RECORDED DATA:
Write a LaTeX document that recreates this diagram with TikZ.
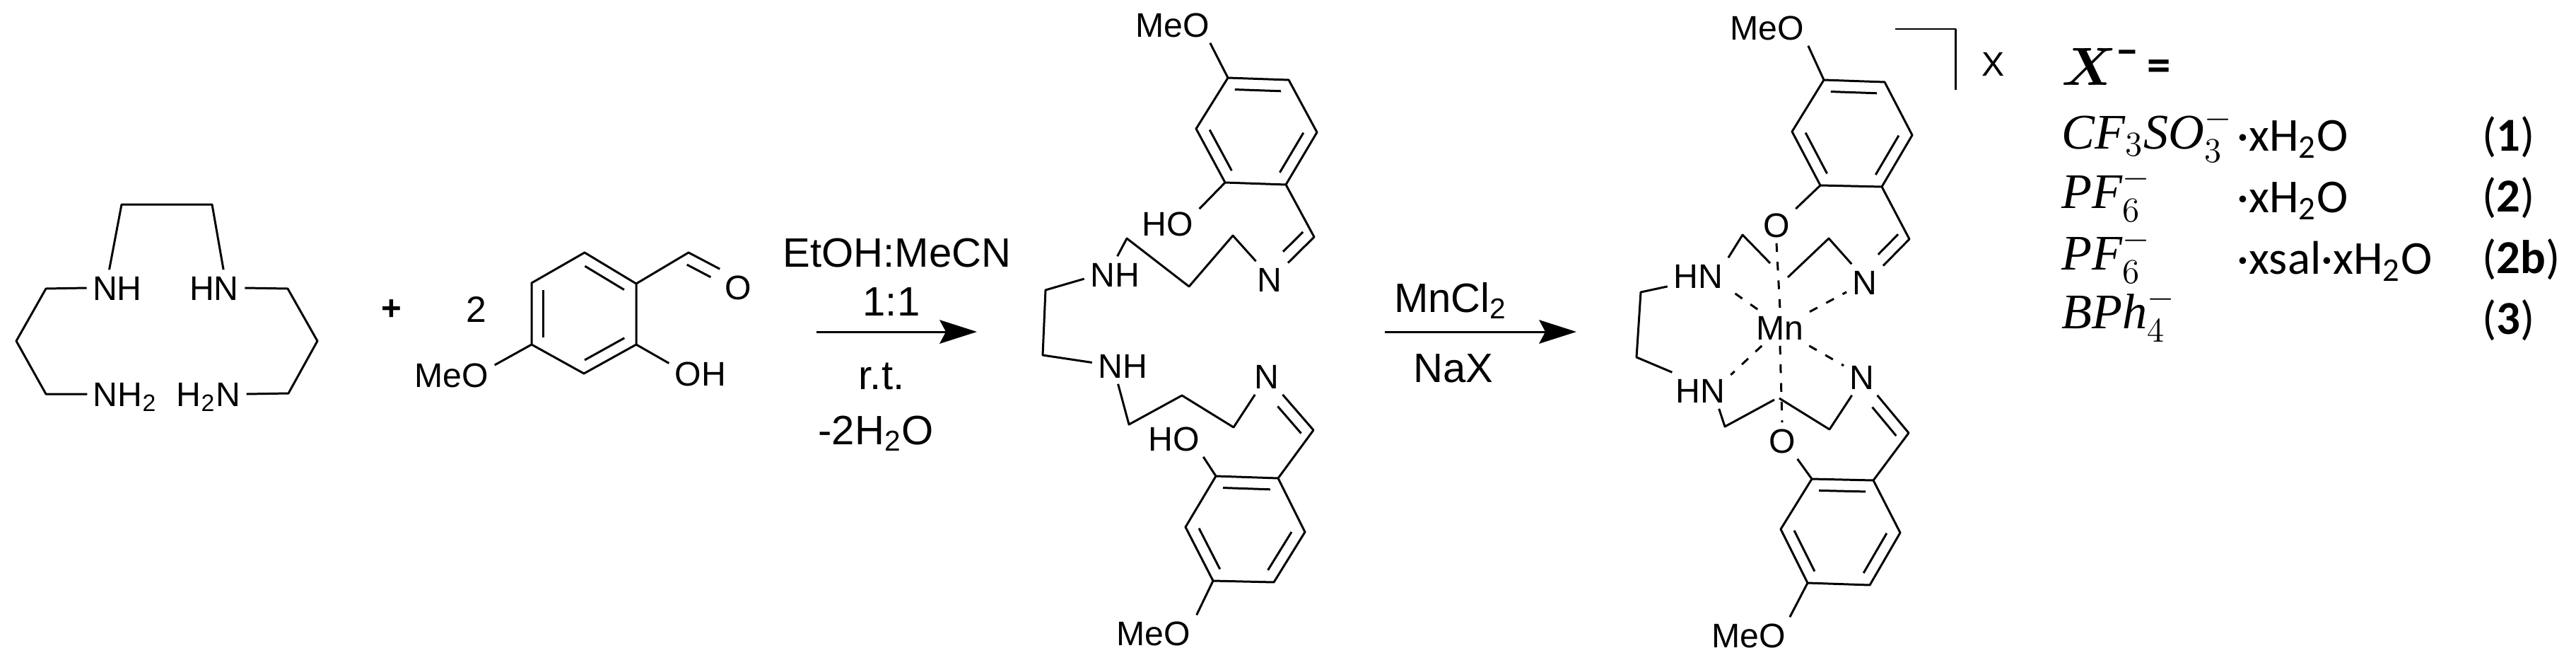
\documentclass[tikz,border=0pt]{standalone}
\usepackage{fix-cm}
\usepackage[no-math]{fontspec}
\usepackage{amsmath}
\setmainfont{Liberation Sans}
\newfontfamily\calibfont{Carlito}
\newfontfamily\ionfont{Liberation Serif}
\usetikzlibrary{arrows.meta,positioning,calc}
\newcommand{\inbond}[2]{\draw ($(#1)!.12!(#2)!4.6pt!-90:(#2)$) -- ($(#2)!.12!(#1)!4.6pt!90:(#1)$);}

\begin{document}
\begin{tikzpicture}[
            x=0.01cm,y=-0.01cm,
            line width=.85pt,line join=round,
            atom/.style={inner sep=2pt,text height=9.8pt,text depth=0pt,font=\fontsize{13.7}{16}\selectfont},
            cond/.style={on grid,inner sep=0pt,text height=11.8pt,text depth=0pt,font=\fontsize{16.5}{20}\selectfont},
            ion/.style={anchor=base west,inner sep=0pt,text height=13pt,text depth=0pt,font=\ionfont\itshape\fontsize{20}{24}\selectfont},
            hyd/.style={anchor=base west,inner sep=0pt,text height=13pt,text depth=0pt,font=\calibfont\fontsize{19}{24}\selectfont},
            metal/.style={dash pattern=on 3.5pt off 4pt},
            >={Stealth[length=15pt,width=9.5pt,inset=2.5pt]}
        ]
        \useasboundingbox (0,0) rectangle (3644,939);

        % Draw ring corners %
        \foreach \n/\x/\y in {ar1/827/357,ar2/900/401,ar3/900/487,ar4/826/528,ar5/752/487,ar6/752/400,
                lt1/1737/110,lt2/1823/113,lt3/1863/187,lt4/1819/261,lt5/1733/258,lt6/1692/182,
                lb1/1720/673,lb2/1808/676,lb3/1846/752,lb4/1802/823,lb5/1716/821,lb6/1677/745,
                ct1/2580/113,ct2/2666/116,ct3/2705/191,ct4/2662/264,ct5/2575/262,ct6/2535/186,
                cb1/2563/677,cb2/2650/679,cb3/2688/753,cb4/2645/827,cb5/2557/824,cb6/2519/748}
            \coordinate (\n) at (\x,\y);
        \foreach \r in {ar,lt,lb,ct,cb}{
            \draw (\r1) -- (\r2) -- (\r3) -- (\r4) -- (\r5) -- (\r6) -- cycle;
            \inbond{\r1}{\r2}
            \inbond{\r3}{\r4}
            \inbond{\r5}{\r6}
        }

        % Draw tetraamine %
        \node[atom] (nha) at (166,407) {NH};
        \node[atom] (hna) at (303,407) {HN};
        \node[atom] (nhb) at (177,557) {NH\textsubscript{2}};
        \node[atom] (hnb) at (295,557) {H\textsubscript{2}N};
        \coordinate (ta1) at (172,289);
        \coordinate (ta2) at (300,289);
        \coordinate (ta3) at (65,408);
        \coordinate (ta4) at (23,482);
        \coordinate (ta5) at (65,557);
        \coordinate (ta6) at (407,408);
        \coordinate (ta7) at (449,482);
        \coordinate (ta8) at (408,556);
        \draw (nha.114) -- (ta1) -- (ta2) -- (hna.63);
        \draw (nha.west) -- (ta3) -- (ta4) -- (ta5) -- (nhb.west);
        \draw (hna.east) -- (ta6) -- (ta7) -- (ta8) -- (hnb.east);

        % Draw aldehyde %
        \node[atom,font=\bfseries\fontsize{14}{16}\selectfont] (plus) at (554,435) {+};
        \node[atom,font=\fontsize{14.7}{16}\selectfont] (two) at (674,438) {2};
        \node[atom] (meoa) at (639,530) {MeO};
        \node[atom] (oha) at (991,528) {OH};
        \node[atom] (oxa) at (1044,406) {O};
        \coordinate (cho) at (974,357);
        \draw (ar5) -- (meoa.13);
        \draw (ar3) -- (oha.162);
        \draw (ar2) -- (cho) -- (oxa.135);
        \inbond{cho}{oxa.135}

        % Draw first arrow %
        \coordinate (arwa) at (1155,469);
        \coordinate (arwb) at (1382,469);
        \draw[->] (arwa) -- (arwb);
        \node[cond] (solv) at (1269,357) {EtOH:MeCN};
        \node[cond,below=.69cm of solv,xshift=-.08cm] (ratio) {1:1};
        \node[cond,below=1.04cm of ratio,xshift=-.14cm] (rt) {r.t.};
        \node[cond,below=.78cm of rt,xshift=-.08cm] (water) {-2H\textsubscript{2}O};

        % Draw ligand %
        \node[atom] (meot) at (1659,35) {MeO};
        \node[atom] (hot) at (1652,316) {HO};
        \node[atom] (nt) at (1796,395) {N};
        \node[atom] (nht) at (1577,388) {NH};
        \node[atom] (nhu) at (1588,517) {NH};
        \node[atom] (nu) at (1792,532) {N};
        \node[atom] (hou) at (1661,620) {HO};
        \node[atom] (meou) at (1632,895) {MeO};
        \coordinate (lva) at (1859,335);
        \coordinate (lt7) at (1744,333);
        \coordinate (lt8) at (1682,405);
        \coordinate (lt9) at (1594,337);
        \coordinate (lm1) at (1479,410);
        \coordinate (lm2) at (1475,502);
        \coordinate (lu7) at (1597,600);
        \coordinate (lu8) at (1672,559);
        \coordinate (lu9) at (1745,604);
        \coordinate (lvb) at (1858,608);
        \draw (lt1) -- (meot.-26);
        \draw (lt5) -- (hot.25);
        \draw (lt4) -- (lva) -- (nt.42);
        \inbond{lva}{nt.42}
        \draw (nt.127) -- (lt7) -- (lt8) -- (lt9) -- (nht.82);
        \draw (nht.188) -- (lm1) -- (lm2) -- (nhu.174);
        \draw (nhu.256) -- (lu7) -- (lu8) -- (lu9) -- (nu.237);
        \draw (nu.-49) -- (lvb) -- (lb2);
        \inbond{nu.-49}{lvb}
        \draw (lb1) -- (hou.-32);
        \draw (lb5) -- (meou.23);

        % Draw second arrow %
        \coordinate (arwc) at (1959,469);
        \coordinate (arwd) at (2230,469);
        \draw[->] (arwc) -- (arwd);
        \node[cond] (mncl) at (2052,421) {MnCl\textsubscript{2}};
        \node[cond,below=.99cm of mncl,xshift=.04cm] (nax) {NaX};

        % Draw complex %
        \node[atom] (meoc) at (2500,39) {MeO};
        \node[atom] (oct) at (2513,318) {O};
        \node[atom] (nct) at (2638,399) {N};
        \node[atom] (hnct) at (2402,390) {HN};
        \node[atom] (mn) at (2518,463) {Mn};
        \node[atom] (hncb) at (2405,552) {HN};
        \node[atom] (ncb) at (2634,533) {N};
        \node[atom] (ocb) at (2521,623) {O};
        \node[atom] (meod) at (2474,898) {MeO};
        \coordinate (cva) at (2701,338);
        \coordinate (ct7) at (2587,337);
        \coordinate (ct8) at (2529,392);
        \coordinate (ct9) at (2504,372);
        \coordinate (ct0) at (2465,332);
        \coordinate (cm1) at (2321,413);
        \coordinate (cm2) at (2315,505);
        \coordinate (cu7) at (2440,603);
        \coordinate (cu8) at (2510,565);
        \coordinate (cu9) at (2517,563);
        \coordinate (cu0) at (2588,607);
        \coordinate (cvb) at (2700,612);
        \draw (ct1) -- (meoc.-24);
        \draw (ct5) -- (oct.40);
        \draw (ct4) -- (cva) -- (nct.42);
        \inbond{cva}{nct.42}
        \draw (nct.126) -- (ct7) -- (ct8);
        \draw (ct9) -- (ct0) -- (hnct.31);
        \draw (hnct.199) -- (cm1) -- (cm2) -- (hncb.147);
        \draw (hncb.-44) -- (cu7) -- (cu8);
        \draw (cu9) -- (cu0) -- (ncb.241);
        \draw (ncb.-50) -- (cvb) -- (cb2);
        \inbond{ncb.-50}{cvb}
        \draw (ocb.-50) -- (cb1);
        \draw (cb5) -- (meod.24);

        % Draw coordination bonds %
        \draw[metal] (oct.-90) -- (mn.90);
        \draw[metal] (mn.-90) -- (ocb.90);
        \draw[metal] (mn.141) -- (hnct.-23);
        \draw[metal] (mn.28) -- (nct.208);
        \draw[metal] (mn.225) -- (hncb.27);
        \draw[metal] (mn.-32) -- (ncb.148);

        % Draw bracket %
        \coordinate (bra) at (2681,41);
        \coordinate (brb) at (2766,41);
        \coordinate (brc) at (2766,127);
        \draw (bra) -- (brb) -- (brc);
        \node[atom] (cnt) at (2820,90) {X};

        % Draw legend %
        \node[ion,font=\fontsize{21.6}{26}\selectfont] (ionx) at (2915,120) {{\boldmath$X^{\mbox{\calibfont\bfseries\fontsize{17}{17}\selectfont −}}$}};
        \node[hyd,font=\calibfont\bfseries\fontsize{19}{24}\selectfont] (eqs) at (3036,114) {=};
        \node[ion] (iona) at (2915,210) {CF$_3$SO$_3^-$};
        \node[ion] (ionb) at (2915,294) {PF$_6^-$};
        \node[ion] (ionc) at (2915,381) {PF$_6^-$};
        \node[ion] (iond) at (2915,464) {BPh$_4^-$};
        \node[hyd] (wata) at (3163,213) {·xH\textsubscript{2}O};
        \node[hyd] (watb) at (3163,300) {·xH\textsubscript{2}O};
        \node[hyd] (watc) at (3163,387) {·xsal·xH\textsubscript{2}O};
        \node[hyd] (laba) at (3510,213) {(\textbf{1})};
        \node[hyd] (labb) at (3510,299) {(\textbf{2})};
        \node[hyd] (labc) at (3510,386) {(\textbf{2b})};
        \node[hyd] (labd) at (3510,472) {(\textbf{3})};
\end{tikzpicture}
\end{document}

EXERCISE INSTRUCTIONS:
Quote, exactly and only, the lines from the first line of the data above through the line containing "(0,0) rectangle (3644,939);". The pictures do not belong in it.

FINAL RESULT:
Write a LaTeX document that recreates this diagram with TikZ.
\documentclass[tikz,border=0pt]{standalone}
\usepackage{fix-cm}
\usepackage[no-math]{fontspec}
\usepackage{amsmath}
\setmainfont{Liberation Sans}
\newfontfamily\calibfont{Carlito}
\newfontfamily\ionfont{Liberation Serif}
\usetikzlibrary{arrows.meta,positioning,calc}
\newcommand{\inbond}[2]{\draw ($(#1)!.12!(#2)!4.6pt!-90:(#2)$) -- ($(#2)!.12!(#1)!4.6pt!90:(#1)$);}

\begin{document}
\begin{tikzpicture}[
            x=0.01cm,y=-0.01cm,
            line width=.85pt,line join=round,
            atom/.style={inner sep=2pt,text height=9.8pt,text depth=0pt,font=\fontsize{13.7}{16}\selectfont},
            cond/.style={on grid,inner sep=0pt,text height=11.8pt,text depth=0pt,font=\fontsize{16.5}{20}\selectfont},
            ion/.style={anchor=base west,inner sep=0pt,text height=13pt,text depth=0pt,font=\ionfont\itshape\fontsize{20}{24}\selectfont},
            hyd/.style={anchor=base west,inner sep=0pt,text height=13pt,text depth=0pt,font=\calibfont\fontsize{19}{24}\selectfont},
            metal/.style={dash pattern=on 3.5pt off 4pt},
            >={Stealth[length=15pt,width=9.5pt,inset=2.5pt]}
        ]
        \useasboundingbox (0,0) rectangle (3644,939);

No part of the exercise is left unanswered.